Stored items

------------------------------------------------------------------------

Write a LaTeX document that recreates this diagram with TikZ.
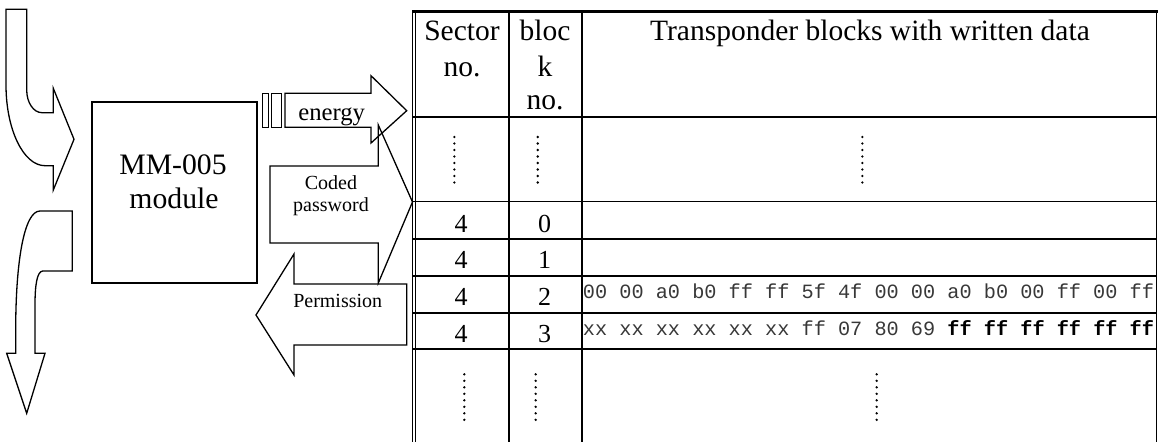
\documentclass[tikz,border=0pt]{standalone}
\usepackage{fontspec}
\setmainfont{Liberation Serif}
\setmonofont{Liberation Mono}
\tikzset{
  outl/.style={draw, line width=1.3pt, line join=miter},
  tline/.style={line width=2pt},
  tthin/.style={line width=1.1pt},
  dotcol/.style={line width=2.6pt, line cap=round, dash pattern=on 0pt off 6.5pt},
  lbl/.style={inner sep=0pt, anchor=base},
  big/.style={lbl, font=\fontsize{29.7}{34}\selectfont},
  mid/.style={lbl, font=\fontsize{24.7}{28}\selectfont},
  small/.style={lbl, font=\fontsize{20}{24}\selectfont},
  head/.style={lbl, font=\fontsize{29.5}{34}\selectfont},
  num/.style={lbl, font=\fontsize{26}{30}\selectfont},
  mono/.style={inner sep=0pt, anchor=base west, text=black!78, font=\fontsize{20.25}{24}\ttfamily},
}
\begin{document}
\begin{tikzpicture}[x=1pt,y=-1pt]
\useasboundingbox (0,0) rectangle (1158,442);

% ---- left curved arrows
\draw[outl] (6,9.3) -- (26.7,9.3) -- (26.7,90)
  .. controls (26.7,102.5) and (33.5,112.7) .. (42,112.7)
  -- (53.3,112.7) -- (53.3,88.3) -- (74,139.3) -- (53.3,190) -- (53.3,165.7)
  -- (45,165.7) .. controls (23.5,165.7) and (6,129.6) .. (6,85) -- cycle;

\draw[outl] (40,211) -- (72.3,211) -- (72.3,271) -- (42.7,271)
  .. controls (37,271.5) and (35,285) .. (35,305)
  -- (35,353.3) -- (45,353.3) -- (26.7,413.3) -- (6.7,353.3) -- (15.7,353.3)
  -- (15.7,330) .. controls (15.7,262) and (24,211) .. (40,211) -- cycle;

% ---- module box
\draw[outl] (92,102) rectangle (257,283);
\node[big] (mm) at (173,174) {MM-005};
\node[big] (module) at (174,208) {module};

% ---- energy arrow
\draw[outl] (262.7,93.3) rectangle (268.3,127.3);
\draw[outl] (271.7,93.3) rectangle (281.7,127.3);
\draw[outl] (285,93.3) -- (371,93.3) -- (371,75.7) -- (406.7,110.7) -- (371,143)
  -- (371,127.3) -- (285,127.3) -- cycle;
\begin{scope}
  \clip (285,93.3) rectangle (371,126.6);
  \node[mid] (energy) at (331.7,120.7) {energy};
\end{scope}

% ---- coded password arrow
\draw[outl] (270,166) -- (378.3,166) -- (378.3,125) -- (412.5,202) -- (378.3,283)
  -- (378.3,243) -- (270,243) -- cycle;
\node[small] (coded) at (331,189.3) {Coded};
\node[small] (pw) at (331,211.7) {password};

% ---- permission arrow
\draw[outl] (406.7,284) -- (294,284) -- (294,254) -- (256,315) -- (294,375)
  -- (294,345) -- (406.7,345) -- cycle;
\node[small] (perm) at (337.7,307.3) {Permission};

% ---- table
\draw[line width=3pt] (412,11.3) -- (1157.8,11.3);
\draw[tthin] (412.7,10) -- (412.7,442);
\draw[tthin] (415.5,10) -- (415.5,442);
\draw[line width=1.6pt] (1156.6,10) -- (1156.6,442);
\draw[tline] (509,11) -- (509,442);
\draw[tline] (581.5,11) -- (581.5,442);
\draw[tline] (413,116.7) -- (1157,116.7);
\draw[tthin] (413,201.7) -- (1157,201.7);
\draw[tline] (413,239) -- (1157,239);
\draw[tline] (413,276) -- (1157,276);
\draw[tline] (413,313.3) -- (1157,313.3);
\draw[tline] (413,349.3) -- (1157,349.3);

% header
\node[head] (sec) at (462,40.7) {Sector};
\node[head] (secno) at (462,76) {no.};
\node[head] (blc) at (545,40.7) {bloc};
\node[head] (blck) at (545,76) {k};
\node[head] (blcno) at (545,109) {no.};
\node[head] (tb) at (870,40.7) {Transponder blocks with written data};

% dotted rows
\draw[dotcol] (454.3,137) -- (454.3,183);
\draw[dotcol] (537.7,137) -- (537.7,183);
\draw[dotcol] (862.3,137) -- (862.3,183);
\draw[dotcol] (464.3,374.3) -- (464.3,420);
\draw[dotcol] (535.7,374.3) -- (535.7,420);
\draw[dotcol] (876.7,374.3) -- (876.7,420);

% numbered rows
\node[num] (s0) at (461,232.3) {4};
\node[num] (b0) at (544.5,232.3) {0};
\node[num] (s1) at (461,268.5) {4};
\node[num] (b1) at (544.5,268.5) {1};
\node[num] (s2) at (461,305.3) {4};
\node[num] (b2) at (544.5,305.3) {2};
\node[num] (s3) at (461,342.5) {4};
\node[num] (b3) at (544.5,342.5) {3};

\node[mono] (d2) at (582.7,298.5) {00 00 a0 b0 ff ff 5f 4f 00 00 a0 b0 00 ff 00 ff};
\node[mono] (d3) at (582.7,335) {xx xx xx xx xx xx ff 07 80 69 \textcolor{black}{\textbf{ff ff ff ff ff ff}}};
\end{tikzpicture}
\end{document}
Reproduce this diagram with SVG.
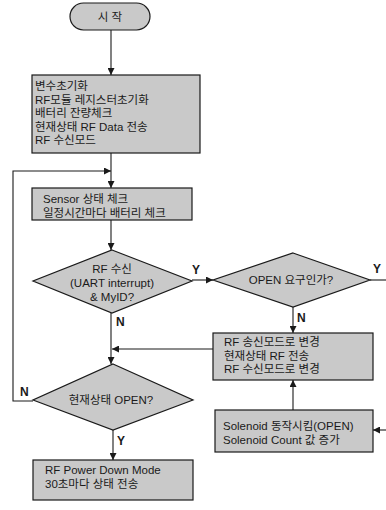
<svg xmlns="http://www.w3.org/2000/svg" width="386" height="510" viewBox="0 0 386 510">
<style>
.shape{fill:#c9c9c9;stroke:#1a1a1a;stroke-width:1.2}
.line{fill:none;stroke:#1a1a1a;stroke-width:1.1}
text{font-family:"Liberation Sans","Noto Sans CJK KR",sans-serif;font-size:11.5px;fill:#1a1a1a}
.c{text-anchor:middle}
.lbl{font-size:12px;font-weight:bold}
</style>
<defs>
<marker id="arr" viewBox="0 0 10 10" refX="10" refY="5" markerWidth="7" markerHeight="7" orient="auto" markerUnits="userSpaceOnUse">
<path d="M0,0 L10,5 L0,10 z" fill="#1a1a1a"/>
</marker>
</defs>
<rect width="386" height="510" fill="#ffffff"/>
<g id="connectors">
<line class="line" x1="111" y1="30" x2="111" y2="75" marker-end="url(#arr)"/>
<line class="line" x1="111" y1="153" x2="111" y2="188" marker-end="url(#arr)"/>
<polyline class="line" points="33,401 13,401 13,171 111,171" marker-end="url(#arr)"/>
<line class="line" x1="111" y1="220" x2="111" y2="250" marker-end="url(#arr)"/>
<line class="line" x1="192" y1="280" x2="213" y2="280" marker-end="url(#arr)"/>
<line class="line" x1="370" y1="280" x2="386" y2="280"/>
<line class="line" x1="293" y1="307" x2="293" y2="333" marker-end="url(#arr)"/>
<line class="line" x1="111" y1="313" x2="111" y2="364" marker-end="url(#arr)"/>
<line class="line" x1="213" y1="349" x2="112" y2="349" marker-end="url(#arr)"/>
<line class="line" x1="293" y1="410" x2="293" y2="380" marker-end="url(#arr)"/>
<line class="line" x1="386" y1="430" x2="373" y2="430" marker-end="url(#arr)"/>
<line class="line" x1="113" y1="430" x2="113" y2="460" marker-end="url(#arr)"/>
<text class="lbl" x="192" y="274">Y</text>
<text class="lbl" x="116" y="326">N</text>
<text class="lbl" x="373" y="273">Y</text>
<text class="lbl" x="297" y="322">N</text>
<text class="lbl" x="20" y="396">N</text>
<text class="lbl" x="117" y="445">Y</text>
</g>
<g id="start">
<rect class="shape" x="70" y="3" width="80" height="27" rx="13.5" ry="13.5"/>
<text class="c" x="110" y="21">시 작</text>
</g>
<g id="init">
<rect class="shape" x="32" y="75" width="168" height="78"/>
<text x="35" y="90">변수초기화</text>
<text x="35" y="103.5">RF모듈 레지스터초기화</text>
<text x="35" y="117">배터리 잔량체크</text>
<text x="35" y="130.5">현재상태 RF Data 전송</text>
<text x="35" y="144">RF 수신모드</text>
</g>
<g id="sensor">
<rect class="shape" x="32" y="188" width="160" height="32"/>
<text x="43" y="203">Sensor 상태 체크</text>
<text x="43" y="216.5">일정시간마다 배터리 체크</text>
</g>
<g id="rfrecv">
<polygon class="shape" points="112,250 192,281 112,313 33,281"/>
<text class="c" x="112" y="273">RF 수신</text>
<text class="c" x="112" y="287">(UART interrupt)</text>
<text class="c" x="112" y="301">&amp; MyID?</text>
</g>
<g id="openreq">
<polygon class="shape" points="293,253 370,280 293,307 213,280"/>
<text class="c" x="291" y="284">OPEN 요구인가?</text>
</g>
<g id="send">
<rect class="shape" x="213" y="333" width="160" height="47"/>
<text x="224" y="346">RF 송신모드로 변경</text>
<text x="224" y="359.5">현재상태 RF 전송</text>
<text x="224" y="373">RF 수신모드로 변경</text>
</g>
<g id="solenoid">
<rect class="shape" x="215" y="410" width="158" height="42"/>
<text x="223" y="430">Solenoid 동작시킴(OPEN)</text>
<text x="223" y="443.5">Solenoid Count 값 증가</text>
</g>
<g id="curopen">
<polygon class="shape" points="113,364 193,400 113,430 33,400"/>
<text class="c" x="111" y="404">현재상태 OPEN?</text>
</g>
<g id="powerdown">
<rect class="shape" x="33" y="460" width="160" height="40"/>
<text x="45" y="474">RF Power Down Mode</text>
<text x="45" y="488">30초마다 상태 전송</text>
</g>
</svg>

------------------------------------------------------------------------

_Goal_
Search the listing for the word "this". Copy every line in which it occurs.

_Response_
Write a LaTeX document that recreates this diagram with TikZ.
Reproduce this diagram with SVG.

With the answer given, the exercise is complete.